An article in Current Archaeology 293 (July/August 2014) (see also www.archaeology.co.uk) makes the point that Silbury Hill sits at the head of the Kennet River – which joins the Thames at Reading. Although modern maps have the head of the Thames near Lechlade, but might this be regarded as one of several tributaries. It asks, perhaps Neolithic people saw the Kennet as more properly a continuation of the Thames, rather than the long loop that goes by way of Oxford. They go further and say, Silbury Hill was positioned in a special landscape. Earlier people, in the 4th millennium BC, constructed the West Kennet long barrow nearby, for example, with its striking bull's horn entranceway, and the Windmill Hill causewayed enclosure, a series of pits and ditches arranged in a concentric circle. The author of the article, Jim Leary, makes the point the Marsden henge, the largest one to survive, lies at the head of the River Avon. A henge is quite unlike Silbury so that is perhaps an unjustified coincidence – but Avebury is nearby and is close to some of the springs that form the Kennet.

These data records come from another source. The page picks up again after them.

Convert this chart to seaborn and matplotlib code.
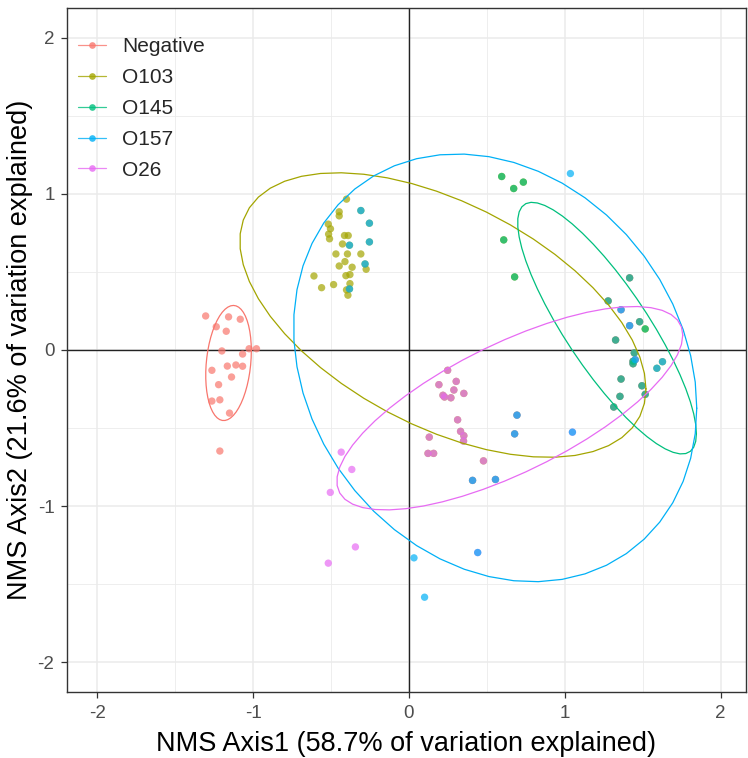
import numpy as np
import pandas as pd
import matplotlib
matplotlib.use("Agg")
import matplotlib.pyplot as plt
from matplotlib.lines import Line2D
import seaborn as sns

# ---------------- data ----------------
groups = ["Negative", "O103", "O145", "O157", "O26"]
palette = ["#F8766D", "#A3A500", "#00BF7D", "#00B0F6", "#E76BF3"]

neg_x = [-1.305, -1.158, -1.083, -1.237, -1.173, -1.201, -1.068, -1.026, -0.979, -1.265,
         -1.166, -1.111, -1.068, -1.139, -1.222, -1.265, -1.214, -1.152, -1.214]
neg_y = [0.218, 0.212, 0.197, 0.149, 0.120, -0.006, -0.026, 0.008, 0.008, -0.130,
         -0.103, -0.096, -0.104, -0.173, -0.222, -0.327, -0.319, -0.404, -0.647]

# samples positive for several serogroups appear in several groups (same coordinates)
o103_x = [-0.401, -0.448, -0.448, -0.518, -0.504, -0.516, -0.510, -0.414, -0.390, -0.427,
          -0.469, -0.395, -0.309, -0.411, -0.448, -0.365, -0.275, -0.610, -0.405, -0.379,
          -0.484, -0.561, -0.379, -0.401, -0.392,
          -0.309, -0.254, -0.382, -0.254, -0.282, -0.382,
          0.595, 0.734, 0.672, 0.608, 0.678,
          0.248, 0.192, 0.303, 0.288, 0.352, 0.218, 0.228, 0.269, 0.312, 0.331,
          0.352, 0.350, 0.130, 0.122, 0.158, 0.478,
          0.693, 0.678, 0.408, 0.555,
          1.416, 1.278, 1.480, 1.516, 1.326, 1.446, 1.438, 1.438, 1.361, 1.495,
          1.354, 1.516, 1.314, 1.361, 1.416, 1.452, 1.627, 1.591]
o103_y = [0.966, 0.885, 0.859, 0.806, 0.776, 0.742, 0.712, 0.733, 0.733, 0.679,
          0.615, 0.615, 0.615, 0.566, 0.538, 0.530, 0.517, 0.474, 0.476, 0.483,
          0.419, 0.399, 0.425, 0.385, 0.351,
          0.893, 0.812, 0.671, 0.692, 0.551, 0.391,
          1.111, 1.075, 1.034, 0.705, 0.468,
          -0.130, -0.222, -0.201, -0.256, -0.278, -0.290, -0.301, -0.306, -0.447, -0.521,
          -0.549, -0.583, -0.558, -0.662, -0.662, -0.710,
          -0.417, -0.537, -0.835, -0.829,
          0.462, 0.314, 0.181, 0.135, 0.064, -0.019, -0.072, -0.088, -0.186, -0.229,
          -0.297, -0.284, -0.365, 0.258, 0.156, -0.062, -0.075, -0.117]

o26_x = [0.248, 0.192, 0.303, 0.288, 0.352, 0.218, 0.228, 0.269, 0.312, 0.331,
         0.352, 0.350, 0.130, 0.122, 0.158, 0.478,
         -0.435, -0.367, -0.505, -0.344, -0.518,
         1.416, 1.278, 1.480, 1.326, 1.446, 1.438, 1.438, 1.361, 1.495,
         1.354, 1.516, 1.314, 1.361, 1.416, 1.452,
         0.408, 0.555, 0.441, 0.693, 0.678, 1.049]
o26_y = [-0.130, -0.222, -0.201, -0.256, -0.278, -0.290, -0.301, -0.306, -0.447, -0.521,
         -0.549, -0.583, -0.558, -0.662, -0.662, -0.710,
         -0.654, -0.765, -0.912, -1.261, -1.365,
         0.462, 0.314, 0.181, 0.064, -0.019, -0.072, -0.088, -0.186, -0.229,
         -0.297, -0.284, -0.365, 0.258, 0.156, -0.062,
         -0.835, -0.829, -1.297, -0.417, -0.537, -0.526]

o145_x = [0.595, 0.734, 0.672, 0.608, 0.678,
          1.416, 1.278, 1.480, 1.516, 1.326, 1.446, 1.438, 1.438, 1.361, 1.495,
          1.354, 1.516, 1.314]
o145_y = [1.111, 1.075, 1.034, 0.705, 0.468,
          0.462, 0.314, 0.181, 0.135, 0.064, -0.019, -0.072, -0.088, -0.186, -0.229,
          -0.297, -0.284, -0.365]

o157_x = [-0.309, -0.254, -0.382, -0.254, -0.282, -0.382,
          1.036, 1.361, 1.416, 1.452, 1.627, 1.591, 1.049,
          0.693, 0.678, 0.408, 0.555, 0.441, 0.032, 0.100]
o157_y = [0.893, 0.812, 0.671, 0.692, 0.551, 0.391,
          1.130, 0.258, 0.156, -0.062, -0.075, -0.117, -0.526,
          -0.417, -0.537, -0.835, -0.829, -1.297, -1.331, -1.583]

series = {
    "Negative": (neg_x, neg_y),
    "O103": (o103_x, o103_y),
    "O26": (o26_x, o26_y),
    "O145": (o145_x, o145_y),
    "O157": (o157_x, o157_y),
}
# row order = drawing order
df = pd.concat(
    [pd.DataFrame({"NMS1": v[0], "NMS2": v[1], "Group": k}) for k, v in series.items()],
    ignore_index=True,
)

xlabel = "NMS Axis1 (58.7% of variation explained)"
ylabel = "NMS Axis2 (21.6% of variation explained)"
ticks = [-2, -1, 0, 1, 2]
ellipse_level = 0.80


# ---------------- stat_ellipse (type = "t") ----------------
def cov_trob(x, nu=5, maxit=25, tol=0.01):
    n, p = x.shape
    wt = np.ones(n)
    loc = (wt[:, None] * x).sum(0) / wt.sum()
    w = np.sqrt(wt)
    X = x - loc
    for _ in range(maxit):
        w0 = w
        X = x - loc
        A = np.sqrt(w / w.sum())[:, None] * X
        _, d, vt = np.linalg.svd(A, full_matrices=False)
        wX = X @ vt.T @ np.diag(1.0 / d)
        Q = (wX ** 2).sum(1)
        w = (wt * (nu + p)) / (nu + Q)
        loc = (w[:, None] * x).sum(0) / w.sum()
        if np.all(np.abs(w - w0) < tol):
            break
    cov = (np.sqrt(w)[:, None] * X).T @ (np.sqrt(w)[:, None] * X) / wt.sum()
    return cov, loc


def ellipse_pts(xs, ys, level=0.95, segments=51):
    pts = np.column_stack([xs, ys])
    cov, center = cov_trob(pts)
    dfd = len(pts) - 1
    qf = dfd / 2.0 * ((1 - level) ** (-2.0 / dfd) - 1)
    radius = np.sqrt(2 * qf)
    R = np.linalg.cholesky(cov).T
    ang = np.arange(segments + 1) * 2 * np.pi / segments
    circ = np.column_stack([np.cos(ang), np.sin(ang)])
    e = center + radius * (circ @ R)
    return e[:, 0], e[:, 1]


# ---------------- plot ----------------
sns.set_theme(style="white")
plt.rcParams["font.family"] = ["Liberation Sans", "DejaVu Sans"]
plt.rcParams["axes.unicode_minus"] = False

fig = plt.figure(figsize=(7.48, 7.58), dpi=100)
ax = fig.add_axes([67 / 748, 66 / 758, (746 - 67) / 748, (750 - 66) / 758])

ax.set_xlim(-2.195, 2.163)
ax.set_ylim(-2.19, 2.19)
ax.set_xticks(ticks)
ax.set_yticks(ticks)
ax.set_xticks([-1.5, -0.5, 0.5, 1.5], minor=True)
ax.set_yticks([-1.5, -0.5, 0.5, 1.5], minor=True)
ax.grid(True, which="major", color="#EBEBEB", linewidth=1.1, zorder=0)
ax.grid(True, which="minor", color="#EBEBEB", linewidth=0.6, zorder=0)
ax.set_axisbelow(True)

ax.axhline(0, color="#222222", linewidth=1.0, zorder=1)
ax.axvline(0, color="#222222", linewidth=1.0, zorder=1)

pal = dict(zip(groups, palette))
sns.scatterplot(data=df, x="NMS1", y="NMS2", hue="Group", hue_order=groups,
                palette=pal, s=28, alpha=0.7, linewidth=0, legend=False, ax=ax, zorder=3)

for g in groups:
    gx, gy = series[g]
    ex, ey = ellipse_pts(np.array(gx), np.array(gy), level=ellipse_level)
    ax.plot(ex, ey, color=pal[g], linewidth=0.9, zorder=4)

for sp in ax.spines.values():
    sp.set_color("#333333")
    sp.set_linewidth(1.0)

ax.tick_params(axis="both", which="major", direction="out", length=4, width=0.9,
               color="#333333", labelcolor="#4D4D4D", labelsize=13.5, pad=5,
               bottom=True, left=True)
ax.tick_params(axis="both", which="minor", length=0)
ax.set_xlabel(xlabel, fontsize=19.5, color="black", labelpad=7)
ax.set_ylabel(ylabel, fontsize=19.5, color="black", labelpad=3)

handles = [Line2D([0], [0], color=pal[g], linewidth=0.9, marker="o", markersize=4.8,
                  markerfacecolor=pal[g], markeredgewidth=0, alpha=0.8) for g in groups]
ax.legend(handles, groups, loc="upper left", bbox_to_anchor=(0.0, 0.974), frameon=False,
          fontsize=15, handlelength=1.3, handletextpad=0.8, labelspacing=0.57,
          borderaxespad=0.15)

fig.savefig("out.png", dpi=100)
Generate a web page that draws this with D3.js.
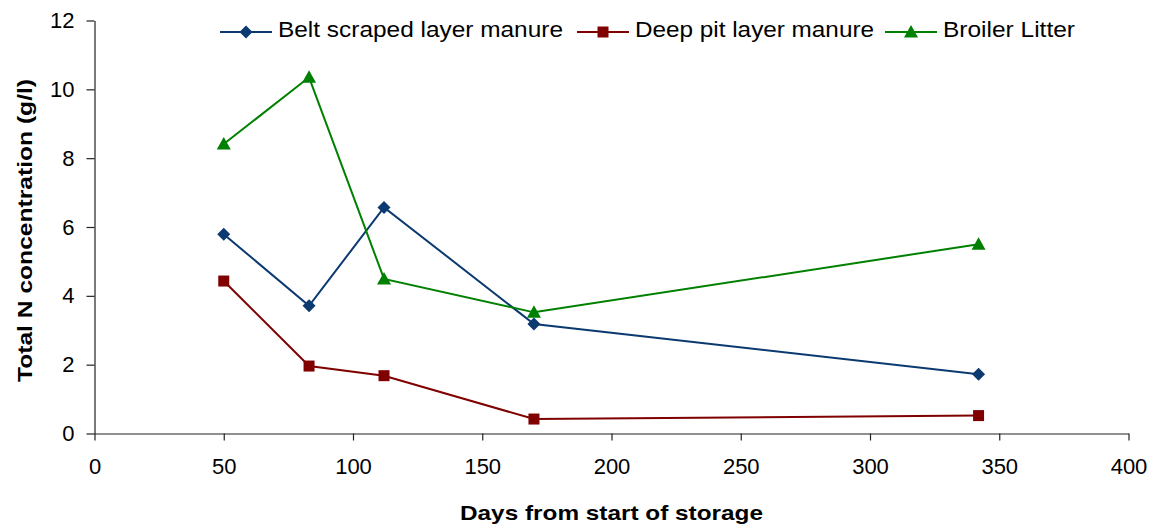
<!DOCTYPE html>
<html><head><meta charset="utf-8">
<script src="https://cdn.jsdelivr.net/npm/d3@7"></script>
<style>body{margin:0;background:#fff}svg{display:block;font-family:"Liberation Sans",Arial,sans-serif}</style>
</head><body><svg id="c" width="1159" height="529"></svg>
<script>
const days = [50, 83, 112, 170, 342];
const belt = [5.79, 3.71, 6.57, 3.18, 1.72];
const deep = [4.43, 1.96, 1.68, 0.42, 0.52];
const broiler = [8.41, 10.35, 4.49, 3.52, 5.50];
const seriesNames = ["Belt scraped layer manure", "Deep pit layer manure", "Broiler Litter"];
const xTicks = [0, 50, 100, 150, 200, 250, 300, 350, 400];
const yTicks = [0, 2, 4, 6, 8, 10, 12];

const svg = d3.select("#c");
const x = d3.scaleLinear().domain([0, 400]).range([94.5, 1128.5]);
const y = d3.scaleLinear().domain([0, 12]).range([433.5, 20.5]);
const axisColor = "#222";

const gx = svg.append("g").attr("transform", "translate(0,433.5)")
  .call(d3.axisBottom(x).tickValues(xTicks).tickSize(7).tickPadding(18).tickSizeOuter(0));
const gy = svg.append("g").attr("transform", "translate(94.5,0)")
  .call(d3.axisLeft(y).tickValues(yTicks).tickSize(8).tickPadding(12).tickSizeOuter(0));
[gx, gy].forEach(g => {
  g.selectAll("path,line").attr("stroke", axisColor).attr("stroke-width", 1.2);
  g.selectAll("text").attr("font-size", 22).attr("fill", "#000").attr("font-family", "Liberation Sans, Arial, sans-serif");
});

const series = [
  {name: seriesNames[0], vals: belt, color: "#0b3a70", shape: "diamond", w: 285},
  {name: seriesNames[1], vals: deep, color: "#800000", shape: "square", w: 239},
  {name: seriesNames[2], vals: broiler, color: "#008000", shape: "triangle", w: 132}
];
function marker(g, shape, color, cx, cy) {
  if (shape === "diamond") g.append("path").attr("d", `M${cx},${cy-6.5}L${cx+6.5},${cy}L${cx},${cy+6.5}L${cx-6.5},${cy}Z`).attr("fill", color);
  else if (shape === "square") g.append("rect").attr("x", cx-5.5).attr("y", cy-5.5).attr("width", 11).attr("height", 11).attr("fill", color);
  else g.append("path").attr("d", `M${cx},${cy-7}L${cx+7},${cy+5.5}L${cx-7},${cy+5.5}Z`).attr("fill", color);
}
const line = d3.line().x((d, i) => x(days[i])).y(d => y(d));
series.forEach(s => {
  svg.append("path").datum(s.vals).attr("d", line).attr("fill", "none").attr("stroke", s.color).attr("stroke-width", 2);
  const g = svg.append("g");
  s.vals.forEach((v, i) => marker(g, s.shape, s.color, x(days[i]), y(v)));
});

// legend
const legX = [220, 577, 885];
series.forEach((s, i) => {
  const lg = svg.append("g");
  lg.append("line").attr("x1", legX[i]).attr("x2", legX[i] + 52).attr("y1", 32).attr("y2", 32).attr("stroke", s.color).attr("stroke-width", 2);
  marker(lg, s.shape, s.color, legX[i] + 26, 32);
  lg.append("text").attr("x", legX[i] + 58).attr("y", 37).attr("font-size", 22.5).attr("fill", "#000")
    .attr("textLength", s.w).attr("lengthAdjust", "spacingAndGlyphs").text(s.name);
});

svg.append("text").attr("x", 460).attr("y", 520).attr("font-size", 21).attr("font-weight", "bold")
  .attr("textLength", 303).attr("lengthAdjust", "spacingAndGlyphs").text("Days from start of storage");
svg.append("text").attr("transform", "translate(32,382) rotate(-90)").attr("font-size", 21).attr("font-weight", "bold")
  .attr("textLength", 303).attr("lengthAdjust", "spacingAndGlyphs").text("Total N concentration (g/l)");
</script></body></html>
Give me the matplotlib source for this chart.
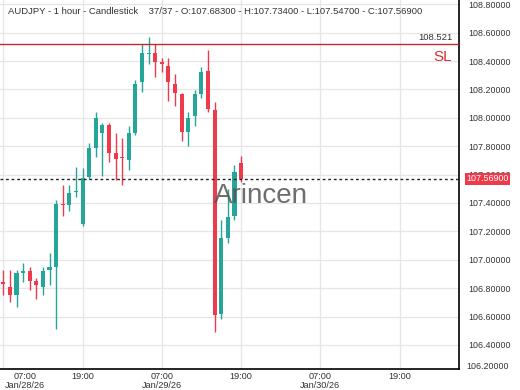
import numpy as np
import pandas as pd
import matplotlib
matplotlib.use("Agg")
import matplotlib.pyplot as plt
import matplotlib.dates as mdates
import matplotlib.transforms as mtransforms

plt.rcParams['font.family'] = ['Liberation Sans', 'DejaVu Sans']

# hourly AUDJPY candles, 07:00 Jan 28 2026 -> 19:00 Jan 29 2026
times = pd.date_range('2026-01-28 07:00', periods=37, freq='h')
opens = [106.84, 106.81, 106.75, 106.91, 106.92, 106.85, 106.81, 106.93, 106.95, 107.39,
         107.385, 107.475, 107.25, 107.58, 107.785, 107.895, 107.95, 107.75, 107.725, 107.70,
         107.89, 108.25, 108.45, 108.455, 108.39, 108.365, 108.24, 108.17, 107.90, 108.01,
         108.17, 108.33, 108.055, 106.62, 107.15, 107.31, 107.683]
highs = [106.93, 106.93, 106.93, 106.98, 106.95, 106.87, 106.95, 107.05, 107.42, 107.53,
         107.53, 107.655, 107.645, 107.82, 108.04, 107.96, 107.96, 107.89, 107.86, 107.94,
         108.265, 108.52, 108.57, 108.52, 108.42, 108.42, 108.31, 108.175, 108.04, 108.195,
         108.355, 108.48, 108.11, 107.28, 107.50, 107.67, 107.734]
lows = [106.75, 106.70, 106.67, 106.84, 106.79, 106.72, 106.75, 106.82, 106.51, 107.31,
        107.34, 107.44, 107.24, 107.57, 107.725, 107.59, 107.69, 107.56, 107.53, 107.63,
        107.88, 108.18, 108.38, 108.29, 108.32, 108.12, 108.08, 107.84, 107.80, 107.94,
        108.14, 108.04, 106.49, 106.58, 107.12, 107.28, 107.547]
closes = [106.83, 106.75, 106.91, 106.92, 106.85, 106.82, 106.92, 106.95, 107.39, 107.385,
          107.47, 107.485, 107.575, 107.785, 108.00, 107.95, 107.755, 107.71, 107.715, 107.89,
          108.24, 108.46, 108.455, 108.39, 108.38, 108.255, 108.175, 107.90, 108.00, 108.17,
          108.325, 108.06, 106.61, 107.15, 107.30, 107.62, 107.569]

sl_level = 108.521
y_ticks = [106.4, 106.6, 106.8, 107.0, 107.2, 107.4, 107.6, 107.8, 108.0, 108.2, 108.4, 108.6, 108.8]
x_tick_times = pd.to_datetime(['2026-01-28 07:00', '2026-01-28 19:00', '2026-01-29 07:00',
                               '2026-01-29 19:00', '2026-01-30 07:00', '2026-01-30 19:00'])
x_tick_labels = ['07:00\nJan/28/26', '19:00', '07:00\nJan/29/26', '19:00', '07:00\nJan/30/26', '19:00']

green = '#26a69a'
red = '#ef3a4b'

fig = plt.figure(figsize=(5.2, 3.9), dpi=100)
ax = fig.add_axes([0.0, 0.053, 0.8827, 0.947])

x = mdates.date2num(times)
o = np.array(opens)
h = np.array(highs)
l = np.array(lows)
c = np.array(closes)
up = c >= o
cols = np.where(up, green, red)

hour = 1 / 24
ax.vlines(x, l, h, colors=cols, linewidth=1.0, zorder=3)
body_lo = np.minimum(o, c)
body_h = np.maximum(np.abs(c - o), 0.007)
ax.bar(x, body_h, bottom=body_lo, width=0.62 * hour, color=cols, linewidth=0, zorder=4)

# shifts a text right of the axes by a few pixels
def right_of_axes(px):
    return ax.get_yaxis_transform() + mtransforms.ScaledTranslation(px / 100, 0, fig.dpi_scale_trans)

# stop loss + last price
ax.axhline(sl_level, color='#c62828', linewidth=1.0, zorder=5)
ax.text(0.985, sl_level + 0.015, f'{sl_level:.3f}', transform=ax.get_yaxis_transform(),
        ha='right', va='bottom', fontsize=6.8, color='#333333')
ax.text(0.985, sl_level - 0.04, 'SL', transform=ax.get_yaxis_transform(),
        ha='right', va='top', fontsize=11, color='#d32f2f')
ax.axhline(closes[-1], color='#222222', linewidth=1.0, linestyle=(0, (2, 2)), zorder=5)
ax.text(1.0, closes[-1], f'{closes[-1]:.5f}', transform=right_of_axes(7),
        ha='left', va='center', fontsize=6.4, color='white', clip_on=False, zorder=10,
        bbox=dict(boxstyle='square,pad=0.15', facecolor='#ef3a4b', edgecolor='none'))

# watermark
ax.text(0.569, 0.47, 'Arincen', transform=ax.transAxes, ha='center', va='center',
        fontsize=20, color='#555555', alpha=0.85, zorder=6)

# header
header = ('AUDJPY - 1 hour - Candlestick    37/37 - O:107.68300 - H:107.73400 - '
          'L:107.54700 - C:107.56900')
ax.text(0.017, 0.968, header, transform=ax.transAxes, ha='left', va='center',
        fontsize=6.8, color='#333333', zorder=7)

ax.set_xlim(x[0] - 0.5 * hour, x[0] + 69 * hour)
ax.set_ylim(106.228, 108.83)

ax.set_yticks(y_ticks)
ax.set_yticklabels([f'{v:.5f}' for v in y_ticks])
ax.yaxis.tick_right()
ax.tick_params(axis='y', length=0, pad=7, labelsize=6.4, labelcolor='#333333')
# clamped bottom label like the source chart
ax.text(1.0, 106.247, '106.20000', transform=right_of_axes(7), ha='left', va='center',
        fontsize=6.4, color='#333333', clip_on=False)

ax.set_xticks(mdates.date2num(x_tick_times))
ax.set_xticklabels(x_tick_labels)
ax.tick_params(axis='x', length=0, pad=2, labelsize=6.6, labelcolor='#333333')
for lab in ax.get_xticklabels():
    lab.set_linespacing(0.95)
# first label is pushed inside the chart
first = ax.get_xticklabels()[0]
first.set_transform(first.get_transform() + mtransforms.ScaledTranslation(0.22, 0, fig.dpi_scale_trans))

ax.grid(True, color='#e6e6e6', linewidth=0.9, zorder=0)
ax.set_axisbelow(True)
for s in ['top', 'left']:
    ax.spines[s].set_visible(False)
for s in ['right', 'bottom']:
    ax.spines[s].set_color('black')
    ax.spines[s].set_linewidth(1.2)

fig.savefig('out.png', dpi=100)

Rivers continued to be important in myth, right the way down to the Celtic Iron Age. However, the latest explanation for Silbury, as expressed by Leary and friends, is that it had a communal role – with no particular end result foreseen. This appears to have occurred to them in the manner the mound of Silbury was fashioned – in a series of stages, over four generations. It was built roughly contemporary with the Egyptian pyramids – and has a vague similarity in form – especially as we now know the flattened top was a result of occupation in the Saxon era when it briefly became a temporary defended site against Viking raids. Hence, if the top had originally been more pointed in nature it would dramatically become a sort of pyramid – made of chalk and turves and soils. The pyramids, according to Clube and Napier, imitated the enhanced zodiacal lights they claimed were a feature of the 3rd millennium BC sky. This pyramidal region of light was located on the plane of the ecliptic – where dust caught in sun light gave the appearance of a heavenly river in the sky. In Egypt this was viewed as a Nile in the sky – but in Britain and Ireland different rivers were involved – such as the Boyne, the Avon, and the Kennet/Thames. I don't know if anyone has looked for a similar association with the Ouse, or the Severn, but alternative myths may have prevailed in different parts of the land. Hence, a pyramidal mound at the end of a river may have imitated the zodiacal light towards the end of the plane of ecliptic – where dust from comets and meteors accumulated prior to wider dispersal.